A tendência de se preocupar mais com a própria imagem do que com o serviço prestado à população se disseminou também pelo Congresso, embora ainda em menor escala.
Tramita na Câmara o Projeto de Lei 3734/23, que propõe a inclusão no Código Penal do crime de "causar constrangimento a autoridade pública". A pena varia de 2 a 6 anos de reclusão, podendo dobrar se o ato ocorrer pelas redes sociais ou em grupos de WhatsApp. O autor do projeto, deputado Rubens Pereira Júnior (PT-MA), defende que a criminalização desencorajaria ataques às autoridades.

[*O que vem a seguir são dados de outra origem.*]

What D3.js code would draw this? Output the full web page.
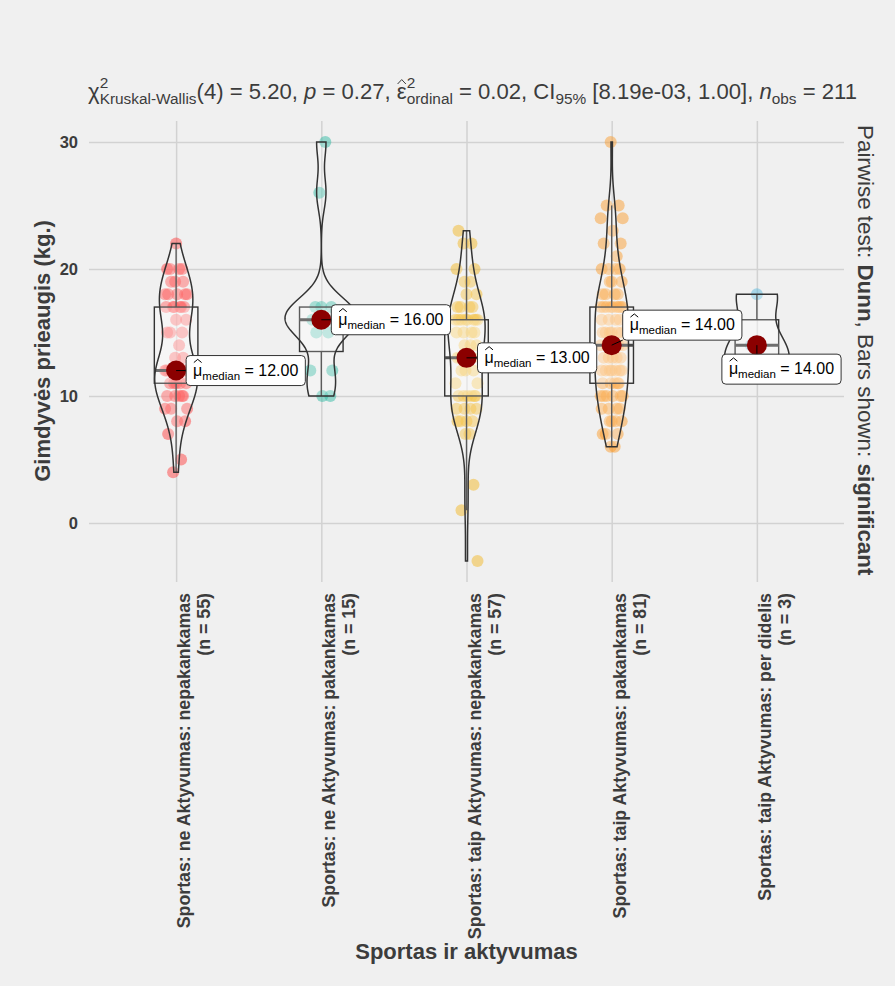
<!DOCTYPE html>
<html>
<head>
<meta charset="utf-8">
<script src="https://cdn.jsdelivr.net/npm/d3@7"></script>
<style>
  html, body { margin: 0; padding: 0; background: #F0F0F0; }
  svg { display: block; font-family: "Liberation Sans", Arial, Helvetica, sans-serif; }
  text { white-space: pre; }
</style>
</head>
<body>
<svg id="chart" width="895" height="986"></svg>
<script>
// ---- data -------------------------------------------------------------
const categories = [
  "Sportas: ne Aktyvumas: nepakankamas",
  "Sportas: ne Aktyvumas: pakankamas",
  "Sportas: taip Aktyvumas: nepakankamas",
  "Sportas: taip Aktyvumas: pakankamas",
  "Sportas: taip Aktyvumas: per didelis"
];

// weight gain (kg) per respondent, one array per group
const neNepakankamas = [4,5,7,8,8,9,9,9,10,10,10,10,10,11,11,11,11,11,
  12,12,12,12,12,12,12,12,12,12,13,13,14,15,15,15,16,16,
  17,17,17,17,17,17,18,18,18,18,18,19,19,19,20,20,20,20,22];
const nePakankamas = [10,10,12,12,15,15,16,16,16,16,17,17,17,26,30];
const taipNepakankamas = [-3,1,3,7,7,8,8,8,8,9,9,9,9,10,10,10,10,10,10,11,11,
  12,12,12,13,13,13,13,13,14,14,14,15,15,15,15,16,16,16,16,16,16,16,16,
  17,17,17,17,18,18,19,19,20,20,22,22,23];
const taipPakankamas = [6,6,7,7,7,8,8,8,8,9,9,9,9,10,10,10,10,10,10,
  11,11,11,11,11,12,12,12,12,12,12,12,13,13,13,13,13,14,14,14,14,14,14,
  15,15,15,15,15,15,16,16,16,16,17,17,17,17,17,17,17,17,17,
  18,18,18,18,19,19,19,20,20,20,20,21,22,22,23,24,24,25,25,30];
const taipPerDidelis = [12,14,18];

const groupValues = [neNepakankamas, nePakankamas, taipNepakankamas, taipPakankamas, taipPerDidelis];
const pointColors = ["#FF3B3B", "#2AB7A0", "#F2B51F", "#FB9B2A", "#56B8DE"];
const yTicks = [0, 10, 20, 30];

const yTitle = "Gimdyvės prieaugis (kg.)";
const xTitle = "Sportas ir aktyvumas";

// Kruskal-Wallis summary
const statLine = { df: 4, chi2: "5.20", p: "0.27", eps2: "0.02", ciLow: "8.19e-03", ciHigh: "1.00" };

// ---- layout -----------------------------------------------------------
const ink = "#3C3C3C";
const plot = { left: 89, right: 844, top: 121, bottom: 582 };
// label offsets from each median dot: left edge dx, vertical centre dy
const labelNudge = [[10, 0], [10, 0], [11, 0], [11, -20], [-35, 24]];
// horizontal jitter pattern for points (px)
const jitter = [-3, 5, -8, 9, 1, -11, 11, -5, 7, -1, 3, -9, 6, -6, 0, 10, -2, 4, -10, 8];

const svg = d3.select("#chart");

const allValues = groupValues.flat();
const ext = d3.extent(allValues);
const padY = (ext[1] - ext[0]) * 0.05;
const y = d3.scaleLinear().domain([ext[0] - padY, ext[1] + padY]).range([plot.bottom, plot.top]);
const x = d3.scalePoint().domain(categories).range([plot.left, plot.right]).padding(0.6);
const step = x.step();

// ---- grid + axes ------------------------------------------------------
const yAxis = svg.append("g").attr("transform", `translate(${plot.left},0)`)
  .call(d3.axisLeft(y).tickValues(yTicks).tickSize(-(plot.right - plot.left)).tickPadding(11));
yAxis.select(".domain").remove();
yAxis.selectAll("line").attr("stroke", "#D2D2D2").attr("stroke-width", 1.5);
yAxis.selectAll("text").attr("font-size", 16.5).attr("font-weight", "bold").attr("fill", ink)
  .attr("font-family", "Liberation Sans, Arial, sans-serif");

const xAxis = svg.append("g").attr("transform", `translate(0,${plot.bottom})`)
  .call(d3.axisBottom(x).tickSize(-(plot.bottom - plot.top)).tickFormat(""));
xAxis.select(".domain").remove();
xAxis.selectAll("line").attr("stroke", "#D2D2D2").attr("stroke-width", 1.5);

// x tick labels (rotated, two lines)
categories.forEach((c, i) => {
  const cx = x(c);
  svg.append("text").attr("transform", `translate(${cx + 14},593) rotate(-90)`)
    .attr("text-anchor", "end").attr("font-size", 17.8).attr("font-weight", "bold").attr("fill", ink)
    .text(c);
  svg.append("text").attr("transform", `translate(${cx + 34},593) rotate(-90)`)
    .attr("text-anchor", "end").attr("font-size", 17.8).attr("font-weight", "bold").attr("fill", ink)
    .text(`(n = ${groupValues[i].length})`);
});

// axis titles
svg.append("text").attr("transform", "translate(49.5,351) rotate(-90)").attr("text-anchor", "middle")
  .attr("font-size", 22).attr("font-weight", "bold").attr("fill", ink).text(yTitle);
svg.append("text").attr("x", (plot.left + plot.right) / 2).attr("y", 959).attr("text-anchor", "middle")
  .attr("font-size", 22).attr("font-weight", "bold").attr("fill", ink).text(xTitle);

// ---- points -----------------------------------------------------------
const gPts = svg.append("g");
groupValues.forEach((vals, gi) => {
  const cx = x(categories[gi]);
  gPts.selectAll(null).data(vals).join("circle")
    .attr("cx", (d, i) => cx + jitter[(i + gi * 3) % jitter.length])
    .attr("cy", d => y(d))
    .attr("r", 6)
    .attr("fill", pointColors[gi])
    .attr("fill-opacity", 0.48);
});

// ---- statistics helpers ------------------------------------------------
function bwNrd0(v) {
  const s = v.slice().sort(d3.ascending);
  const sd = d3.deviation(s);
  const iqr = d3.quantileSorted(s, 0.75) - d3.quantileSorted(s, 0.25);
  let lo = Math.min(sd, iqr / 1.34);
  if (!(lo > 0)) lo = sd || Math.abs(s[0]) || 1;
  return 0.9 * lo * Math.pow(s.length, -0.2);
}
function kde(v) {
  const bw = bwNrd0(v);
  const [lo, hi] = d3.extent(v);
  const n = 512, out = [];
  for (let k = 0; k < n; k++) {
    const t = lo + (hi - lo) * k / (n - 1);
    let s = 0;
    for (const xi of v) { const z = (t - xi) / bw; s += Math.exp(-0.5 * z * z); }
    out.push([t, s / (v.length * bw * Math.sqrt(2 * Math.PI))]);
  }
  return out;
}

const densities = groupValues.map(kde);
const maxDens = d3.max(densities, d => d3.max(d, e => e[1]));
const halfViolin = step * 0.5 / 2;
const halfBox = step * 0.3 / 2;

// ---- boxplots ---------------------------------------------------------
const lineCol = "#333333";
const gBox = svg.append("g");
const stats = groupValues.map(vals => {
  const s = vals.slice().sort(d3.ascending);
  const q1 = d3.quantileSorted(s, 0.25), q3 = d3.quantileSorted(s, 0.75), med = d3.quantileSorted(s, 0.5);
  const iqr = q3 - q1;
  const lowW = d3.min(s.filter(v => v >= q1 - 1.5 * iqr));
  const highW = d3.max(s.filter(v => v <= q3 + 1.5 * iqr));
  return { q1, q3, med, lowW, highW };
});
stats.forEach((st, gi) => {
  const cx = x(categories[gi]);
  gBox.append("line").attr("x1", cx).attr("x2", cx).attr("y1", y(st.q3)).attr("y2", y(st.highW))
    .attr("stroke", lineCol).attr("stroke-width", 1.4);
  gBox.append("line").attr("x1", cx).attr("x2", cx).attr("y1", y(st.q1)).attr("y2", y(st.lowW))
    .attr("stroke", lineCol).attr("stroke-width", 1.4);
  gBox.append("rect").attr("x", cx - halfBox).attr("width", 2 * halfBox)
    .attr("y", y(st.q3)).attr("height", y(st.q1) - y(st.q3))
    .attr("fill", "#ffffff").attr("fill-opacity", 0.3).attr("stroke", lineCol).attr("stroke-width", 1.4);
  gBox.append("line").attr("x1", cx - halfBox).attr("x2", cx + halfBox).attr("y1", y(st.med)).attr("y2", y(st.med))
    .attr("stroke", "#4a4a4a").attr("stroke-width", 3);
});

// ---- violins ----------------------------------------------------------
const gVio = svg.append("g");
densities.forEach((dens, gi) => {
  const cx = x(categories[gi]);
  const area = d3.area()
    .y(d => y(d[0]))
    .x0(d => cx - d[1] / maxDens * halfViolin)
    .x1(d => cx + d[1] / maxDens * halfViolin);
  gVio.append("path").attr("d", area(dens))
    .attr("fill", "#ffffff").attr("fill-opacity", 0.2)
    .attr("stroke", lineCol).attr("stroke-width", 1.5);
});

// ---- rich text helper (sub/superscripts, hats) ----------------------
function richText(parent, runs, fill) {
  const g = parent.append("g");
  let cx = 0, lastStart = 0, lastW = 0;
  runs.forEach(r => {
    const t = g.append("text").attr("font-size", r.fs).attr("fill", fill)
      .attr("font-style", r.it ? "italic" : null).text(r.t);
    const w = t.node().getComputedTextLength();
    let sx;
    if (r.stack) { sx = lastStart; lastW = Math.max(lastW, w); cx = lastStart + lastW; }
    else { sx = cx; lastStart = sx; lastW = w; cx = sx + w; }
    t.attr("x", sx).attr("y", r.dy || 0);
    if (r.hat) {
      const yb = r.hatY !== undefined ? r.hatY : -r.fs * 0.72;
      g.append("path")
        .attr("d", `M${sx + w * 0.08},${yb} L${sx + w * 0.5},${yb - r.fs * 0.2} L${sx + w * 0.92},${yb}`)
        .attr("fill", "none").attr("stroke", fill).attr("stroke-width", 1);
    }
  });
  return { g, width: cx };
}

// ---- centrality: median dots + labels ---------------------------------
const gMed = svg.append("g");
stats.forEach((st, gi) => {
  const cx = x(categories[gi]), cy = y(st.med);
  gMed.append("circle").attr("cx", cx).attr("cy", cy).attr("r", 10).attr("fill", "#8B0000");
});
stats.forEach((st, gi) => {
  const cx = x(categories[gi]), cy = y(st.med);
  const [ndx, ndy] = labelNudge[gi];
  const lab = gMed.append("g");
  const rt = richText(lab, [
    { t: "\u03BC", fs: 16, hat: true, hatY: -13 },
    { t: "median", fs: 11.5, dy: 4 },
    { t: " = " + st.med.toFixed(2), fs: 16 }
  ], "#000000");
  const padX = 7, h = 30;
  const bx = cx + ndx, by = cy + ndy - h / 2, bw = rt.width + 2 * padX;
  // connector from dot to nearest point on label box
  const nx = Math.max(bx, Math.min(cx, bx + bw)), ny = Math.max(by, Math.min(cy, by + h));
  lab.insert("line", ":first-child").attr("x1", cx).attr("y1", cy).attr("x2", nx).attr("y2", ny)
    .attr("stroke", "#000").attr("stroke-width", 1);
  lab.insert("rect", "g").attr("x", bx).attr("y", by).attr("width", bw).attr("height", h)
    .attr("rx", 4).attr("fill", "#ffffff").attr("stroke", "#333").attr("stroke-width", 1);
  rt.g.attr("transform", `translate(${bx + padX},${by + h / 2 + 5})`);
});

// ---- subtitle with test statistics -----------------------------------
const F = 22.1, S = 15.4;
const title = richText(svg, [
  { t: "\u03C7", fs: F },
  { t: "2", fs: S, dy: -11 },
  { t: "Kruskal-Wallis", fs: S, dy: 5, stack: true },
  { t: `(${statLine.df}) = ${statLine.chi2}, `, fs: F },
  { t: "p", fs: F, it: true },
  { t: ` = ${statLine.p}, `, fs: F },
  { t: "\u03B5", fs: F, hat: true, hatY: -15 },
  { t: "2", fs: S, dy: -11 },
  { t: "ordinal", fs: S, dy: 5, stack: true },
  { t: ` = ${statLine.eps2}, CI`, fs: F },
  { t: "95%", fs: S, dy: 5 },
  { t: ` [${statLine.ciLow}, ${statLine.ciHigh}], `, fs: F },
  { t: "n", fs: F, it: true },
  { t: "obs", fs: S, dy: 5 },
  { t: ` = ${allValues.length}`, fs: F }
], ink);
title.g.attr("transform", `translate(${472.5 - title.width / 2},99)`);

// ---- right-hand caption ------------------------------------------------
const cap = svg.append("text").attr("transform", "translate(858,125) rotate(90)")
  .attr("font-size", 22.4).attr("fill", ink);
cap.append("tspan").text("Pairwise test: ");
cap.append("tspan").attr("font-weight", "bold").text("Dunn");
cap.append("tspan").text(", Bars shown: ");
cap.append("tspan").attr("font-weight", "bold").text("significant");
</script>
</body>
</html>
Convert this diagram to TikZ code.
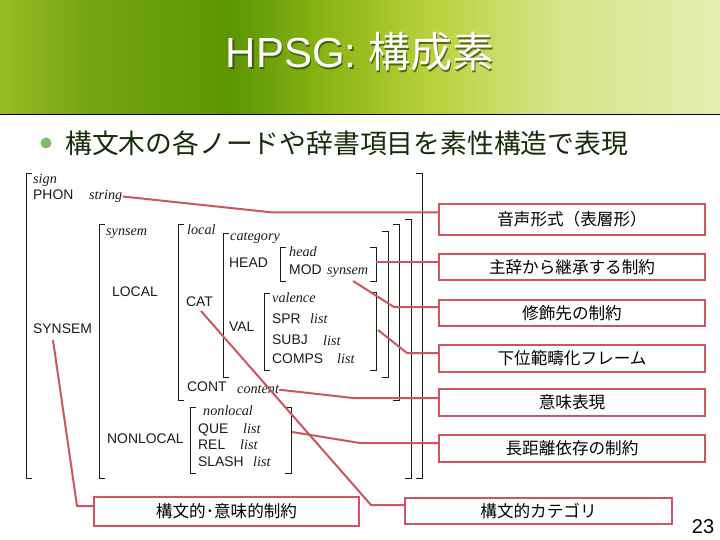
\documentclass[tikz,border=0pt]{standalone}
\usepackage{fontspec}
\setmainfont{Liberation Sans}
\newfontfamily\jpfont{Noto Sans CJK JP}
\newfontfamily\avmser{Liberation Serif}
\newcommand\myfs[1]{\fontsize{#1}{#1}\selectfont}
\definecolor{redc}{RGB}{205,85,95}
\definecolor{avmtext}{RGB}{20,32,20}
\definecolor{bodyc}{RGB}{22,45,10}
\definecolor{bulletc}{RGB}{125,190,95}
\definecolor{shadowc}{RGB}{50,70,10}
\definecolor{bgA}{RGB}{152,188,36}
\definecolor{bgB}{RGB}{118,165,18}
\definecolor{bgC}{RGB}{92,150,2}
\definecolor{bgD}{RGB}{140,182,22}
\definecolor{bgE}{RGB}{185,210,60}
\definecolor{bgF}{RGB}{214,230,138}
\definecolor{bgG}{RGB}{228,238,176}
\pgfdeclarehorizontalshading{banner}{100bp}{%
  color(0bp)=(bgA);
  color(25bp)=(bgA);
  color(31bp)=(bgB);
  color(41bp)=(bgC);
  color(48bp)=(bgD);
  color(55bp)=(bgE);
  color(64bp)=(bgF);
  color(75bp)=(bgG);
  color(100bp)=(bgG)}
\newcommand\lbrk[3]{\draw[brk] (#1+6,#2) -- (#1,#2) -- (#1,#3) -- (#1+6,#3);}
\newcommand\rbrk[3]{\draw[brk] (#1-6,#2) -- (#1,#2) -- (#1,#3) -- (#1-6,#3);}
\begin{document}
\begin{tikzpicture}[x=1pt,y=-1pt,
  lab/.style={font=\myfs{13.9}, anchor=mid west, inner sep=0pt, text=avmtext},
  itl/.style={font=\avmser\itshape\myfs{14.2}, anchor=mid west, inner sep=0pt, text=avmtext},
  brk/.style={draw=avmtext, line width=0.8pt},
  conn/.style={draw=redc, line width=2pt, line join=round},
  jbox/.style={draw=redc, line width=2.4pt, inner sep=0pt, font=\jpfont\myfs{16.6}, text=black}]
\useasboundingbox (0,0) rectangle (720,540);
\fill[white] (0,0) rectangle (720,540);
% banner
\shade[shading=banner] (0,0) rectangle (720,114);
\draw[line width=1.2pt, black] (0,114.5) -- (720,114.5);
\node[font=\myfs{42}, text=shadowc, opacity=0.75] (titleshadow) at (361.5,53.5) {HPSG: {\jpfont 構成素}};
\node[font=\myfs{42}, text=white] (title) at (360,52) {HPSG: {\jpfont 構成素}};
% bullet
\fill[bulletc] (46,143) circle (5.5);
\node[font=\jpfont\myfs{26.8}, anchor=west, inner sep=0pt, text=bodyc] (bul) at (65,143) {構文木の各ノードや辞書項目を素性構造で表現};
% brackets
\lbrk{26}{173}{478} \rbrk{422}{173}{478}
\lbrk{99}{224}{478} \rbrk{411}{219}{478}
\lbrk{178}{224}{400} \rbrk{399}{224}{400}
\lbrk{223}{233}{377} \rbrk{388}{231}{377}
\lbrk{280}{247}{281} \rbrk{376}{247}{281}
\lbrk{264}{293}{370} \rbrk{376}{292}{370}
\lbrk{190}{407}{473} \rbrk{291}{407}{473}
% AVM labels
\node[itl] (sign) at (33,181) {sign};
\node[lab] (phon) at (33,197) {PHON};
\node[itl] (str) at (89,197) {string};
\node[itl] (synsemt) at (106,233) {synsem};
\node[lab] (localf) at (112,294) {LOCAL};
\node[lab] (synsemf) at (33,331) {SYNSEM};
\node[itl] (localt) at (187,232) {local};
\node[lab] (cat) at (186,304) {CAT};
\node[itl] (catt) at (230,238) {category};
\node[lab] (headf) at (229,265) {HEAD};
\node[itl] (headt) at (289,254) {head};
\node[lab] (mod) at (289,272) {MOD};
\node[itl] (modv) at (327,272) {synsem};
\node[itl] (valt) at (272,300) {valence};
\node[lab] (val) at (229,329) {VAL};
\node[lab] (spr) at (272,321) {SPR};
\node[itl] (sprv) at (310,321) {list};
\node[lab] (subj) at (272,342) {SUBJ};
\node[itl] (subjv) at (323,343) {list};
\node[lab] (comps) at (272,361) {COMPS};
\node[itl] (compsv) at (337,361) {list};
\node[lab] (cont) at (187,389) {CONT};
\node[itl] (contv) at (237,391) {content};
\node[itl] (nlt) at (203,413) {nonlocal};
\node[lab] (que) at (198,431) {QUE};
\node[itl] (quev) at (243,431) {list};
\node[lab] (rel) at (198,447) {REL};
\node[itl] (relv) at (240,447) {list};
\node[lab] (slash) at (198,464) {SLASH};
\node[itl] (slashv) at (253,464) {list};
\node[lab] (nonloc) at (107,441) {NONLOCAL};
% boxes
\node[jbox, minimum width=265.6, minimum height=30.6] (b1) at (572,219.5) {音声形式（表層形）};
\node[jbox, minimum width=265.6, minimum height=25.6] (b2) at (572,267) {主辞から継承する制約};
\node[jbox, minimum width=265.6, minimum height=25.6] (b3) at (572,313) {修飾先の制約};
\node[jbox, minimum width=265.6, minimum height=26.6] (b4) at (572,358.5) {下位範疇化フレーム};
\node[jbox, minimum width=265.6, minimum height=26.6] (b5) at (572,402.5) {意味表現};
\node[jbox, minimum width=265.6, minimum height=26.6] (b6) at (572,448.5) {長距離依存の制約};
\node[jbox, minimum width=266.6, minimum height=25.6] (b7) at (538.5,511) {構文的カテゴリ};
\node[jbox, minimum width=264.6, minimum height=28.6] (b8) at (226.5,511.5) {構文的･意味的制約};
% connector points
\coordinate (k1) at (273,212.5);
\coordinate (s2) at (376,262);
\coordinate (s3) at (353,281);
\coordinate (k3) at (394,307);
\coordinate (s4) at (378,330);
\coordinate (k4) at (407,353);
\coordinate (k5) at (353,398);
\coordinate (s6) at (292,432);
\coordinate (k6) at (360,443);
\coordinate (s7) at (201,311);
\coordinate (k7) at (371,505);
\coordinate (s8) at (53,340);
\coordinate (k8) at (77,506);
% connectors
\draw[conn] (str.east) -- (k1) -- (k1 -| b1.west);
\draw[conn] (s2) -- (s2 -| b2.west);
\draw[conn] (s3) -- (k3) -- (k3 -| b3.west);
\draw[conn] (s4) -- (k4) -- (k4 -| b4.west);
\draw[conn] (contv.east) -- (k5) -- (k5 -| b5.west);
\draw[conn] (s6) -- (k6) -- (k6 -| b6.west);
\draw[conn] (s7) -- (k7) -- (k7 -| b7.west);
\draw[conn] (s8) -- (k8) -- (k8 -| b8.west);
% page number
\node[font=\myfs{20}, text=black] (pg) at (703,527) {23};
\end{tikzpicture}
\end{document}
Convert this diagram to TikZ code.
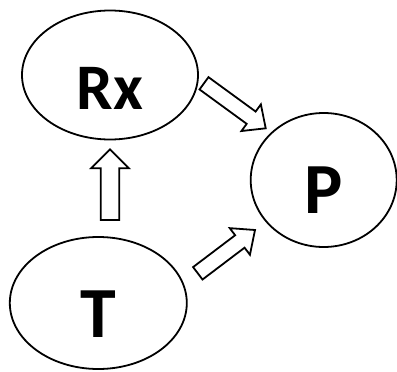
\documentclass[tikz,border=0pt]{standalone}
\usepackage{fontspec}
\setmainfont{Carlito}
\usepackage{tikz}
\usetikzlibrary{
  shapes.geometric,
  calc
}
\tikzset{
    state/.style={ellipse, draw=black, line width=1.8pt, inner sep=0pt, text depth=0pt},
    smalllabel/.style={font=\bfseries\fontsize{65}{65}\selectfont},
    biglabel/.style={font=\bfseries\fontsize{72}{72}\selectfont},
    blockline/.style={draw=black, fill=white, line width=1.8pt, line join=miter},
}
% tail, tip, half shaft, half head, head length
\newcommand{\blockarrow}[5]{%
    \coordinate (ba base) at ($(#2)!#5!(#1)$);
    \draw[blockline] ($(#1)!#3!90:(#2)$) -- ($(ba base)!#3!90:(#2)$)
        -- ($(ba base)!#4!90:(#2)$) -- (#2) -- ($(ba base)!#4!-90:(#2)$)
        -- ($(ba base)!#3!-90:(#2)$) -- ($(#1)!#3!-90:(#2)$) -- cycle;
}

\begin{document}
\begin{tikzpicture}[x=1pt, y=-1pt]
            \useasboundingbox (0,0) rectangle (397,372);

            \node[state, smalllabel, minimum width=176pt, minimum height=129pt, text height=68pt] (rx) at (110,75) {Rx};
            \node[state, biglabel, minimum width=146pt, minimum height=134pt, text height=66pt] (p) at (323.7,180) {P};
            \node[state, biglabel, minimum width=177pt, minimum height=132pt, text height=68pt] (t) at (98.3,303) {T};

            \coordinate (t2rx tail) at (110,220);
            \coordinate (t2rx tip) at (110,149.3);
            \coordinate (rx2p tail) at (204,83.3);
            \coordinate (rx2p tip) at (265.7,128.3);
            \coordinate (t2p tail) at (197.8,273.3);
            \coordinate (t2p tip) at (255,230);

            \blockarrow{t2rx tail}{t2rx tip}{9.3pt}{19pt}{19pt}
            \blockarrow{rx2p tail}{rx2p tip}{7.6pt}{16.5pt}{18pt}
            \blockarrow{t2p tail}{t2p tip}{7.8pt}{16.7pt}{19pt}
\end{tikzpicture}
\end{document}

A tentativa de derrubada, dias atrás, do chamado "veto da liberdade", que impedia a criminalização do que se chama de "fake news", é mais uma evidência de que alguns membros do Legislativo estão empenhados em coibir críticas às suas próprias ações e às de seus colegas dos outros Poderes. Outro sinal disso foi o esforço de parcela significativa dos parlamentares para tentar aprovar, no ano passado, o PL 2630/2020 – o "PL da Censura" ou "PL das Fake News".
A proposta para o novo Código Civil, como já mostrou a Gazeta do Povo, traz embutida as ideias desse projeto. Recentemente, o presidente do Senado, Rodrigo Pacheco (PSD-MG), respondeu às críticas direcionadas ao projeto da forma já previsível: acusou-as de "fake news".